Nanci: Sim, acredito que as questões apresentadas na obra são atuais, pois o embate contra o fascismo, o ataque ao capitalismo devastador e seu regime de exclusão, a critica à sociedade patriarcal e à família conservadora são temas atuais diante das ameaças que nos rondam. Contudo, a utopia da revolução socialista, como ideal a ser atingido, em moldes da experiência soviética, é considerada datada, por alguns autores. Acredito que o pensamento progressista e o sonho de uma sociedade menos desigual ainda permanecem.
Blog: Há quem considere algumas das peças de Oswald de difícil execução. Por que isso ocorre?
Nanci: Oswald adota uma linguagem dramatúrgica sofisticada, com muitas referências e informações que são mais acessíveis a um público intelectualizado, às vezes, dificultando sua recepção a um público amplo.
Blog: Você acredita que hoje a obra de Oswald de Andrade tenha a visibilidade merecida? Em caso de resposta negativa, quais seriam os motivos disso?

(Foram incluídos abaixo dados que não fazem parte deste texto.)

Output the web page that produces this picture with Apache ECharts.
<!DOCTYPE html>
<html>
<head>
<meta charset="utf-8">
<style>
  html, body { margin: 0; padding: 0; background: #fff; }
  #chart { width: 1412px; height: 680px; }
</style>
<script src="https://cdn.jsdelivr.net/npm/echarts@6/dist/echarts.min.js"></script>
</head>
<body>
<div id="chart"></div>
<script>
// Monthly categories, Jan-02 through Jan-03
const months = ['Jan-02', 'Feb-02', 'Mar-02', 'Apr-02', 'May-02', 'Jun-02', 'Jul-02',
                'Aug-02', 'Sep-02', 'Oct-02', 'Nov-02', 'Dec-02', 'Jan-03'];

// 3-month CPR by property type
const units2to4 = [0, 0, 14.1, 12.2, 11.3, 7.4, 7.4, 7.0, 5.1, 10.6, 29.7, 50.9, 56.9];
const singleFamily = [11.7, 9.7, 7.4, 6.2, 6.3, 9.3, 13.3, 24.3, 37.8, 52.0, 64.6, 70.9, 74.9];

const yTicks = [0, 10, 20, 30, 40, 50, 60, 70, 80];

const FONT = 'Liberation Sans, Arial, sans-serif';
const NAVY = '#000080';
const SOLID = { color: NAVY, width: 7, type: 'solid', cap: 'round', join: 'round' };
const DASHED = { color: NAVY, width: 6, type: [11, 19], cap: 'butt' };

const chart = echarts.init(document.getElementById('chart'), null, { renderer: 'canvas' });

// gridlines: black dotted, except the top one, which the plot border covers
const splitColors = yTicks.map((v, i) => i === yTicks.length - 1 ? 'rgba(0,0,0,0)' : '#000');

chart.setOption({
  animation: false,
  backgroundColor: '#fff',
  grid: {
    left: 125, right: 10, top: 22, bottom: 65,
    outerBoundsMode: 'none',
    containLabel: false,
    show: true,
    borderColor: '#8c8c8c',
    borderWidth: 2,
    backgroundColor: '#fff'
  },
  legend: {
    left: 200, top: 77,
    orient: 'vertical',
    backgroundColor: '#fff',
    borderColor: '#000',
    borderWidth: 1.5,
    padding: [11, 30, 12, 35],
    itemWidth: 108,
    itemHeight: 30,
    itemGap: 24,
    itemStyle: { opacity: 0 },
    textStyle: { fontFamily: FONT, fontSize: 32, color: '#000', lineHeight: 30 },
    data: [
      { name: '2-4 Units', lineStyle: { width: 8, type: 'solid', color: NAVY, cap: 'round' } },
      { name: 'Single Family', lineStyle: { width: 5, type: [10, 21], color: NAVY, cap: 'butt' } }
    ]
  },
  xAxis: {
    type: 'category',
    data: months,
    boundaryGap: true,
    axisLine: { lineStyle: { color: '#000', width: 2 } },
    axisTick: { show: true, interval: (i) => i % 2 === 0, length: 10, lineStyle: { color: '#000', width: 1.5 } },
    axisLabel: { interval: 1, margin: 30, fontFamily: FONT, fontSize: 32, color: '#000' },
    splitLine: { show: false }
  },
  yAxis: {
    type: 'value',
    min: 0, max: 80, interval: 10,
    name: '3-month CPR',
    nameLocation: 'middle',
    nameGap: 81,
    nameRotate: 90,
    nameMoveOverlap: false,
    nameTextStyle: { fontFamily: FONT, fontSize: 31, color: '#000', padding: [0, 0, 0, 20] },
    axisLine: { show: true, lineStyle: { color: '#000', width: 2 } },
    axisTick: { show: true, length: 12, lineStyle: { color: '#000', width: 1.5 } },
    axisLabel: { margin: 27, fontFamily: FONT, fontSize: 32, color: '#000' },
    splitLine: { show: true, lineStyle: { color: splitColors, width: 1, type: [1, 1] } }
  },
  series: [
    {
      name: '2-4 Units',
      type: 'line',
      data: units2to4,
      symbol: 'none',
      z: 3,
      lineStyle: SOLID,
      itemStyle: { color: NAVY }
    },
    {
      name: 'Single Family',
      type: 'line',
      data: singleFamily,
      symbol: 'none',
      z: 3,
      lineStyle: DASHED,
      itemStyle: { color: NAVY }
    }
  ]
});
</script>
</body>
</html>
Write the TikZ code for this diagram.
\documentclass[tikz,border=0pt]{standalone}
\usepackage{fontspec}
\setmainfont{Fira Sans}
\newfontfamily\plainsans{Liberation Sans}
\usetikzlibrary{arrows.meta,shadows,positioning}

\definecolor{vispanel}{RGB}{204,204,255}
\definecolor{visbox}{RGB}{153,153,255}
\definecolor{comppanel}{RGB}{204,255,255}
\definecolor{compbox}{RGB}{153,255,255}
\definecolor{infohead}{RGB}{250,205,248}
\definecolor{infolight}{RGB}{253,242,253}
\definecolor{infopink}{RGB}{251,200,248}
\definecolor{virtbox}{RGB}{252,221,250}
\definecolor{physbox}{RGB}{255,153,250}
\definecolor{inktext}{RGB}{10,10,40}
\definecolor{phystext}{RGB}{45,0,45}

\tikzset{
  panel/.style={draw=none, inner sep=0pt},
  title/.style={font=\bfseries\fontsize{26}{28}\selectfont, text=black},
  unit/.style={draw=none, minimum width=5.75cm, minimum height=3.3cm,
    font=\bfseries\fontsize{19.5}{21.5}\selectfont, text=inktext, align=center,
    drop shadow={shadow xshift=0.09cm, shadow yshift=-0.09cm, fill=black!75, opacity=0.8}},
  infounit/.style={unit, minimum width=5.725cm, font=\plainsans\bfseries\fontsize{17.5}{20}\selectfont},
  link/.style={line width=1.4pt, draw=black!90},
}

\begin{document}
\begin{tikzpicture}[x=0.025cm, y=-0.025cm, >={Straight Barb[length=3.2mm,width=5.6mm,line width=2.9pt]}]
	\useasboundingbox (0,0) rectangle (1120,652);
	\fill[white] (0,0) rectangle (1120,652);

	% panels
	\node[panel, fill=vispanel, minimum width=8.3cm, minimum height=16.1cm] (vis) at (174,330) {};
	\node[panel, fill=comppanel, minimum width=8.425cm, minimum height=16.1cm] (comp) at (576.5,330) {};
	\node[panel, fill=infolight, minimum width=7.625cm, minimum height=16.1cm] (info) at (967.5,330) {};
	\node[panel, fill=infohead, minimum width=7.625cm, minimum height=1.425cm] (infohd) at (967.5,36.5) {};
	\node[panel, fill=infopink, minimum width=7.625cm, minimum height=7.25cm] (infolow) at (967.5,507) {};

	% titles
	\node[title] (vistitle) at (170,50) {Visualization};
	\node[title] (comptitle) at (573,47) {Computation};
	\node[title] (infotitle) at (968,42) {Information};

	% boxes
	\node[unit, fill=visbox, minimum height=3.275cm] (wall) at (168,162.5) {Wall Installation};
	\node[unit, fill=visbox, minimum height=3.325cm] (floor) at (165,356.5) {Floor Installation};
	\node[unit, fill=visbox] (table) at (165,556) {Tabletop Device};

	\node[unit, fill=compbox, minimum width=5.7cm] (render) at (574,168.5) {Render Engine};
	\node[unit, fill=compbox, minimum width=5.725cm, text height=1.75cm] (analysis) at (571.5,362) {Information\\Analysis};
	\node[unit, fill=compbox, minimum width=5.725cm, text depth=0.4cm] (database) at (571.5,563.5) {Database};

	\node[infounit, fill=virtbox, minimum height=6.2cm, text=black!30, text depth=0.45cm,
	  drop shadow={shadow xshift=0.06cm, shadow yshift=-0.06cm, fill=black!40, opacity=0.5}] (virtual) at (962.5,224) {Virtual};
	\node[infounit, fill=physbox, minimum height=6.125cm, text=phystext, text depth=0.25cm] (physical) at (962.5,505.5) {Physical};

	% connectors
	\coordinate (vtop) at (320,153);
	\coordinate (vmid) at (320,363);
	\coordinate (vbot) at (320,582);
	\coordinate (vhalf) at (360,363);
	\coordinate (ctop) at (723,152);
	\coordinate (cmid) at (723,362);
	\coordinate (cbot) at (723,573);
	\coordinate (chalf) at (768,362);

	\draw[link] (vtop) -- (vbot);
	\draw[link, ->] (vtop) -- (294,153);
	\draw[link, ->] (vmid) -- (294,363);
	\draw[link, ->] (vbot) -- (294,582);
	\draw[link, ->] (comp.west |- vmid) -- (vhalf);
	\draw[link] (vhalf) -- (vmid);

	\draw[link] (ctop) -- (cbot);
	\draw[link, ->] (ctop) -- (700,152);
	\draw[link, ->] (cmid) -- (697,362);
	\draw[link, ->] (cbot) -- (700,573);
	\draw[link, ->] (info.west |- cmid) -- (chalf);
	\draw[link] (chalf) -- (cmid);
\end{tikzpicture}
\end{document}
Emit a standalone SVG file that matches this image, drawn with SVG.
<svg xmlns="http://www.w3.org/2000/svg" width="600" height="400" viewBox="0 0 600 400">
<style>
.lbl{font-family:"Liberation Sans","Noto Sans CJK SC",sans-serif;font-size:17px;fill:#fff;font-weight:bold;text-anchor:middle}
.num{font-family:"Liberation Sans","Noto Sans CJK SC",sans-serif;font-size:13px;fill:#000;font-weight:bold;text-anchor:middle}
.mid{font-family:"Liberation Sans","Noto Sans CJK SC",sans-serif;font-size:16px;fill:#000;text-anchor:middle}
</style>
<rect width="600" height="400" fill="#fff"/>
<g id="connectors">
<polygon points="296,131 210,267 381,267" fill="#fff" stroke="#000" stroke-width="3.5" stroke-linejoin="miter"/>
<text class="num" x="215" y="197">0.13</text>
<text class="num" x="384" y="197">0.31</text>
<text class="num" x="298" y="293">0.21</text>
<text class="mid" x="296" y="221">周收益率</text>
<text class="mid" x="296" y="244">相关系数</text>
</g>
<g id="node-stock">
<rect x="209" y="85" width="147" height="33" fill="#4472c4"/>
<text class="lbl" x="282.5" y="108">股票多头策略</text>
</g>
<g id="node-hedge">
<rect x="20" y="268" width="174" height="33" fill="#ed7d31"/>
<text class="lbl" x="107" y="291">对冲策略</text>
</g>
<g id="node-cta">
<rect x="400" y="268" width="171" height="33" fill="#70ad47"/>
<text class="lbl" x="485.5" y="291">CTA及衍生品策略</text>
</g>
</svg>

Nanci: Em 2022, foi comemorado o centenário da Semana de arte moderna, realizada em São Paulo, tendo ocorrido muitos debates, polêmicas e críticas à hegemonia paulistana, no processo de modernização artística no Brasil. Muitos estudos apontaram para índices de outras formas modernistas, no país. Oswald faz parte desta história e está no centro dessas questões. Quanto à sua obra literária, continua sendo lida, no âmbito dos estudos sobre modernismo, nas universidades e em cursos de pós-graduação em letras e artes.
Blog: Por fim, a quem você indicaria a leitura de O homem e o cavalo – devoração e montagem na estética teatral de Oswald de Andrade?
Nanci: A leitura desse livro pode ser indicada para o público geral, interessado em conhecer a arte e cultura brasileiras. Em especial, o livro pode interessar aos estudantes e pesquisadores da literatura brasileira e do teatro brasileiro, bem como das relações estabelecidas com a arte de vanguarda europeia.